The Dark Funnel in B2B: Why Buyers Are Invisible Until It’s Too Late
Introduction
One of the biggest misconceptions in B2B marketing is that you can see your entire funnel.
Dashboards show website visits, downloads, clicks, and conversions. CRM systems track leads and opportunities. Analytics tools provide detailed reports on campaign performance.
But despite all this visibility, a large portion of the buyer journey remains hidden.
In 2026, this hidden space is known as the dark funnel—a place where buyers research, evaluate, and make decisions without ever directly engaging with your brand in trackable ways.
By the time they fill out a form or speak to sales, most of their decision-making is already complete.
What is the Dark Funnel?
The dark funnel refers to all the interactions and research activities that happen outside of measurable channels.
This includes:
- Reading third-party content
- Engaging in private communities and forums
- Consuming peer recommendations
- Reviewing competitor comparisons
- Internal discussions within buying committees
None of these actions show up clearly in your analytics.
From a marketer’s perspective, it often looks like a lead suddenly appeared out of nowhere. In reality, that lead has already gone through a significant portion of the buying journey.
Why the Funnel Has Gone Dark
The shift toward the dark funnel is driven by changing buyer behavior.

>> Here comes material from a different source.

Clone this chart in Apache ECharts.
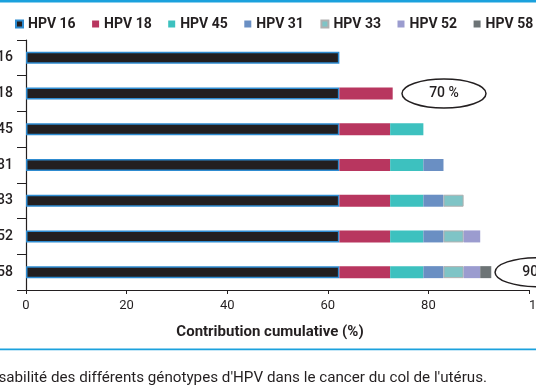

Modern B2B buyers prefer to stay anonymous for as long as possible. They avoid filling out forms, ignore early sales outreach, and rely heavily on independent research.
There are several reasons for this.
First, buyers have access to more information than ever before. They can evaluate solutions without needing direct interaction with vendors.
Second, buying decisions are now made by groups rather than individuals. Internal discussions, approvals, and evaluations happen privately within organizations.
Third, trust has shifted. Buyers often value peer insights and third-party content more than branded messaging.
All of this pushes a significant portion of the journey outside the traditional, trackable funnel.
The Problem with Traditional Measurement
Most marketing strategies are still built around visible metrics—clicks, leads, and conversions.
This creates a distorted view of reality.
Marketers tend to overvalue the channels they can track and undervalue the influence of unseen interactions. As a result, budgets and strategies are often misaligned with actual buyer behavior.
For example, a prospect might read multiple articles, see industry discussions, and evaluate competitors before ever visiting your website. When they finally convert, the credit is often given to the last touchpoint, ignoring everything that came before.
This leads to incomplete insights and missed opportunities.
How to Market in the Dark Funnel Era
Adapting to the dark funnel does not mean abandoning measurement. It means expanding your approach to account for what cannot be directly tracked.
The first step is shifting from lead capture to demand influence. Instead of focusing only on form fills, marketers need to ensure their brand is present wherever buyers are researching and learning.
Content plays a central role here. High-value, educational, and widely distributed content increases the chances of being discovered during the research phase. This includes thought leadership articles, industry insights, and solution-focused resources.
Distribution is equally important. Content must reach audiences beyond owned channels—through third-party platforms, content networks, and industry ecosystems.
Another key factor is consistency. Buyers may encounter your brand multiple times across different environments before taking action. A consistent message helps reinforce credibility and recall.
Rethinking Attribution and Success Metrics
In a dark funnel environment, traditional attribution models fall short.
Instead of trying to track every touchpoint, successful teams focus on broader indicators of impact. These include pipeline contribution, engagement trends, and overall brand visibility within target markets.
Qualitative insights also become more valuable. Feedback from sales teams, customer conversations, and market signals can provide context that data alone cannot capture.
The goal is not perfect visibility, but better alignment with how buyers actually behave.
How iTMunch Helps You Reach the Invisible Buyer
This is where platforms like iTMunch become increasingly relevant.
iTMunch enables brands to distribute content across targeted ecosystems where B2B buyers are already active. Instead of waiting for prospects to visit your website, it ensures your content appears in the spaces where research is happening.
This approach helps brands influence buyers earlier in their journey, even before they become visible in traditional funnels.
By focusing on reach, relevance, and intent-driven distribution, iTMunch allows marketers to engage audiences that would otherwise remain hidden. It bridges the gap between unseen research and measurable pipeline impact.
Conclusion
The dark funnel is not a limitation. It is a reflection of how modern buyers prefer to operate.
In 2026, success in B2B marketing depends on understanding that visibility is incomplete. The most important interactions often happen outside your direct line of sight.
Rather than trying to force buyers into trackable paths, marketers need to meet them where they are—through valuable content, strategic distribution, and consistent presence.
The brands that adapt to this reality will not just capture demand. They will shape it, long before it becomes visible.